### What you are asked to do
Your task is to print all of the material verbatim.

### Data block

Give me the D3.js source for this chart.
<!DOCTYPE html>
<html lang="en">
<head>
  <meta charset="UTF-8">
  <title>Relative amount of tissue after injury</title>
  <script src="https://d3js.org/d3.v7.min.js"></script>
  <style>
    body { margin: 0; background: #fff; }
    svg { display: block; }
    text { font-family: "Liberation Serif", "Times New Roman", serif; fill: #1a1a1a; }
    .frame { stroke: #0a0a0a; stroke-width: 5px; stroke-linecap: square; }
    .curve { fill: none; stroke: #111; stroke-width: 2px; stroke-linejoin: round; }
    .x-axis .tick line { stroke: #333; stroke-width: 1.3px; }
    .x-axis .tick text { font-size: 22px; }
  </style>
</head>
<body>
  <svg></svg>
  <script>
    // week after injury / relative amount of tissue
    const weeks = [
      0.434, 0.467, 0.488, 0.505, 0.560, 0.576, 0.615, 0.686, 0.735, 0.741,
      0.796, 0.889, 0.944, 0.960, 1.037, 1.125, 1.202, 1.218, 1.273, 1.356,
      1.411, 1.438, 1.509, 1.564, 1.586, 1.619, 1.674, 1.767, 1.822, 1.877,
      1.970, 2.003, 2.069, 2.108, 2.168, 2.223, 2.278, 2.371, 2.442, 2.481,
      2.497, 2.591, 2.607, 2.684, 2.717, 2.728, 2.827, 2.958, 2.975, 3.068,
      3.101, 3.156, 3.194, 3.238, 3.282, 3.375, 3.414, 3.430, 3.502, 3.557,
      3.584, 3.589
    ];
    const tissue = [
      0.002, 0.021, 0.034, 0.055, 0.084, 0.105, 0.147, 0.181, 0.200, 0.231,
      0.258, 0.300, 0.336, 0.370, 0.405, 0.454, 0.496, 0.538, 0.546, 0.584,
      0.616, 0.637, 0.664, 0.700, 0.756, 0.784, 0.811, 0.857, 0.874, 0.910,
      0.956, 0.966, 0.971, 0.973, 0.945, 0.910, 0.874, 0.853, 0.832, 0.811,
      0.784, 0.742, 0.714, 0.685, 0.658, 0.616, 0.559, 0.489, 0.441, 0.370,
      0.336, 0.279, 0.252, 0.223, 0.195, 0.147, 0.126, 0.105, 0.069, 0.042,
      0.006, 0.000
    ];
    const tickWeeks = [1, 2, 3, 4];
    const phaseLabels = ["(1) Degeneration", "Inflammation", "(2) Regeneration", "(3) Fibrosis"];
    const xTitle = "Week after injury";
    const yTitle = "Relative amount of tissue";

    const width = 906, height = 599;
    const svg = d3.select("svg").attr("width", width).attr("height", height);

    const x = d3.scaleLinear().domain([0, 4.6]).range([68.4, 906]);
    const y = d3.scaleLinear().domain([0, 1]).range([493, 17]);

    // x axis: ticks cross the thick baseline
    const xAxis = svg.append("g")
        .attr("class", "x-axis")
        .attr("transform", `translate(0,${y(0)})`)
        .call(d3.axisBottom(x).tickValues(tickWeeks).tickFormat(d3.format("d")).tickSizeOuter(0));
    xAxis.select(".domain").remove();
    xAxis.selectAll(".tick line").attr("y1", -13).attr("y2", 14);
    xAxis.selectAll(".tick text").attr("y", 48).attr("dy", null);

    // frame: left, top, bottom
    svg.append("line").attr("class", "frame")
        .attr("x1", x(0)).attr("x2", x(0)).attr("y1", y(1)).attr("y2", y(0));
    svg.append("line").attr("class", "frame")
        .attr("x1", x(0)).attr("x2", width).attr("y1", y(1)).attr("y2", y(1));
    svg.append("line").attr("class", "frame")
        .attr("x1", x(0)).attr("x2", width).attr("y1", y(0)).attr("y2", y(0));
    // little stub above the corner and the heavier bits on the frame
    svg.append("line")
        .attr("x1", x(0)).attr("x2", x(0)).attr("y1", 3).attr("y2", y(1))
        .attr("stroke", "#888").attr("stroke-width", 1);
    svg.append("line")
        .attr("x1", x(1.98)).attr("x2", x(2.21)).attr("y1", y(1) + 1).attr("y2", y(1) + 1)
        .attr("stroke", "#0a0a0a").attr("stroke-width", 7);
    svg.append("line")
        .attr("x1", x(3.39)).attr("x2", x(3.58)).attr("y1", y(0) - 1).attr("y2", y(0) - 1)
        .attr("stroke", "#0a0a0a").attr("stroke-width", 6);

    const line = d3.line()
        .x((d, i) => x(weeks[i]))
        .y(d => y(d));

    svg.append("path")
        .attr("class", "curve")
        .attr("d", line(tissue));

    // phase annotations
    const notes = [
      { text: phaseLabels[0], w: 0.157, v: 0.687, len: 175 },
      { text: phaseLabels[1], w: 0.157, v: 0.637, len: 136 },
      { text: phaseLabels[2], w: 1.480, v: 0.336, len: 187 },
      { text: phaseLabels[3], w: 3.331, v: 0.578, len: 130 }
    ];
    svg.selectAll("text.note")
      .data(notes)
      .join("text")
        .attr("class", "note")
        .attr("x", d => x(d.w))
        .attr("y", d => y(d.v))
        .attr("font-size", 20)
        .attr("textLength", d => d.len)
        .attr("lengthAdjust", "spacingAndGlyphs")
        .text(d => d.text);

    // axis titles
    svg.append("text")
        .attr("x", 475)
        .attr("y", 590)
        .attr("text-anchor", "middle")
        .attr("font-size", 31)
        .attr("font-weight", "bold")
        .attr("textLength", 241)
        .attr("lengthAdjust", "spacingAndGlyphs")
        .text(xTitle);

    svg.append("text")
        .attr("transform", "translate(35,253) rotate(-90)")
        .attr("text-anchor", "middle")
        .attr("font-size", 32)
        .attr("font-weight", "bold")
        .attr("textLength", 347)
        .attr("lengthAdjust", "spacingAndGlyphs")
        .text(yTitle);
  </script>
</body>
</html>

### Written solution
Give me the D3.js source for this chart.
<!DOCTYPE html>
<html lang="en">
<head>
  <meta charset="UTF-8">
  <title>Relative amount of tissue after injury</title>
  <script src="https://d3js.org/d3.v7.min.js"></script>
  <style>
    body { margin: 0; background: #fff; }
    svg { display: block; }
    text { font-family: "Liberation Serif", "Times New Roman", serif; fill: #1a1a1a; }
    .frame { stroke: #0a0a0a; stroke-width: 5px; stroke-linecap: square; }
    .curve { fill: none; stroke: #111; stroke-width: 2px; stroke-linejoin: round; }
    .x-axis .tick line { stroke: #333; stroke-width: 1.3px; }
    .x-axis .tick text { font-size: 22px; }
  </style>
</head>
<body>
  <svg></svg>
  <script>
    // week after injury / relative amount of tissue
    const weeks = [
      0.434, 0.467, 0.488, 0.505, 0.560, 0.576, 0.615, 0.686, 0.735, 0.741,
      0.796, 0.889, 0.944, 0.960, 1.037, 1.125, 1.202, 1.218, 1.273, 1.356,
      1.411, 1.438, 1.509, 1.564, 1.586, 1.619, 1.674, 1.767, 1.822, 1.877,
      1.970, 2.003, 2.069, 2.108, 2.168, 2.223, 2.278, 2.371, 2.442, 2.481,
      2.497, 2.591, 2.607, 2.684, 2.717, 2.728, 2.827, 2.958, 2.975, 3.068,
      3.101, 3.156, 3.194, 3.238, 3.282, 3.375, 3.414, 3.430, 3.502, 3.557,
      3.584, 3.589
    ];
    const tissue = [
      0.002, 0.021, 0.034, 0.055, 0.084, 0.105, 0.147, 0.181, 0.200, 0.231,
      0.258, 0.300, 0.336, 0.370, 0.405, 0.454, 0.496, 0.538, 0.546, 0.584,
      0.616, 0.637, 0.664, 0.700, 0.756, 0.784, 0.811, 0.857, 0.874, 0.910,
      0.956, 0.966, 0.971, 0.973, 0.945, 0.910, 0.874, 0.853, 0.832, 0.811,
      0.784, 0.742, 0.714, 0.685, 0.658, 0.616, 0.559, 0.489, 0.441, 0.370,
      0.336, 0.279, 0.252, 0.223, 0.195, 0.147, 0.126, 0.105, 0.069, 0.042,
      0.006, 0.000
    ];
    const tickWeeks = [1, 2, 3, 4];
    const phaseLabels = ["(1) Degeneration", "Inflammation", "(2) Regeneration", "(3) Fibrosis"];
    const xTitle = "Week after injury";
    const yTitle = "Relative amount of tissue";

    const width = 906, height = 599;
    const svg = d3.select("svg").attr("width", width).attr("height", height);

    const x = d3.scaleLinear().domain([0, 4.6]).range([68.4, 906]);
    const y = d3.scaleLinear().domain([0, 1]).range([493, 17]);

    // x axis: ticks cross the thick baseline
    const xAxis = svg.append("g")
        .attr("class", "x-axis")
        .attr("transform", `translate(0,${y(0)})`)
        .call(d3.axisBottom(x).tickValues(tickWeeks).tickFormat(d3.format("d")).tickSizeOuter(0));
    xAxis.select(".domain").remove();
    xAxis.selectAll(".tick line").attr("y1", -13).attr("y2", 14);
    xAxis.selectAll(".tick text").attr("y", 48).attr("dy", null);

    // frame: left, top, bottom
    svg.append("line").attr("class", "frame")
        .attr("x1", x(0)).attr("x2", x(0)).attr("y1", y(1)).attr("y2", y(0));
    svg.append("line").attr("class", "frame")
        .attr("x1", x(0)).attr("x2", width).attr("y1", y(1)).attr("y2", y(1));
    svg.append("line").attr("class", "frame")
        .attr("x1", x(0)).attr("x2", width).attr("y1", y(0)).attr("y2", y(0));
    // little stub above the corner and the heavier bits on the frame
    svg.append("line")
        .attr("x1", x(0)).attr("x2", x(0)).attr("y1", 3).attr("y2", y(1))
        .attr("stroke", "#888").attr("stroke-width", 1);
    svg.append("line")
        .attr("x1", x(1.98)).attr("x2", x(2.21)).attr("y1", y(1) + 1).attr("y2", y(1) + 1)
        .attr("stroke", "#0a0a0a").attr("stroke-width", 7);
    svg.append("line")
        .attr("x1", x(3.39)).attr("x2", x(3.58)).attr("y1", y(0) - 1).attr("y2", y(0) - 1)
        .attr("stroke", "#0a0a0a").attr("stroke-width", 6);

    const line = d3.line()
        .x((d, i) => x(weeks[i]))
        .y(d => y(d));

    svg.append("path")
        .attr("class", "curve")
        .attr("d", line(tissue));

    // phase annotations
    const notes = [
      { text: phaseLabels[0], w: 0.157, v: 0.687, len: 175 },
      { text: phaseLabels[1], w: 0.157, v: 0.637, len: 136 },
      { text: phaseLabels[2], w: 1.480, v: 0.336, len: 187 },
      { text: phaseLabels[3], w: 3.331, v: 0.578, len: 130 }
    ];
    svg.selectAll("text.note")
      .data(notes)
      .join("text")
        .attr("class", "note")
        .attr("x", d => x(d.w))
        .attr("y", d => y(d.v))
        .attr("font-size", 20)
        .attr("textLength", d => d.len)
        .attr("lengthAdjust", "spacingAndGlyphs")
        .text(d => d.text);

    // axis titles
    svg.append("text")
        .attr("x", 475)
        .attr("y", 590)
        .attr("text-anchor", "middle")
        .attr("font-size", 31)
        .attr("font-weight", "bold")
        .attr("textLength", 241)
        .attr("lengthAdjust", "spacingAndGlyphs")
        .text(xTitle);

    svg.append("text")
        .attr("transform", "translate(35,253) rotate(-90)")
        .attr("text-anchor", "middle")
        .attr("font-size", 32)
        .attr("font-weight", "bold")
        .attr("textLength", 347)
        .attr("lengthAdjust", "spacingAndGlyphs")
        .text(yTitle);
  </script>
</body>
</html>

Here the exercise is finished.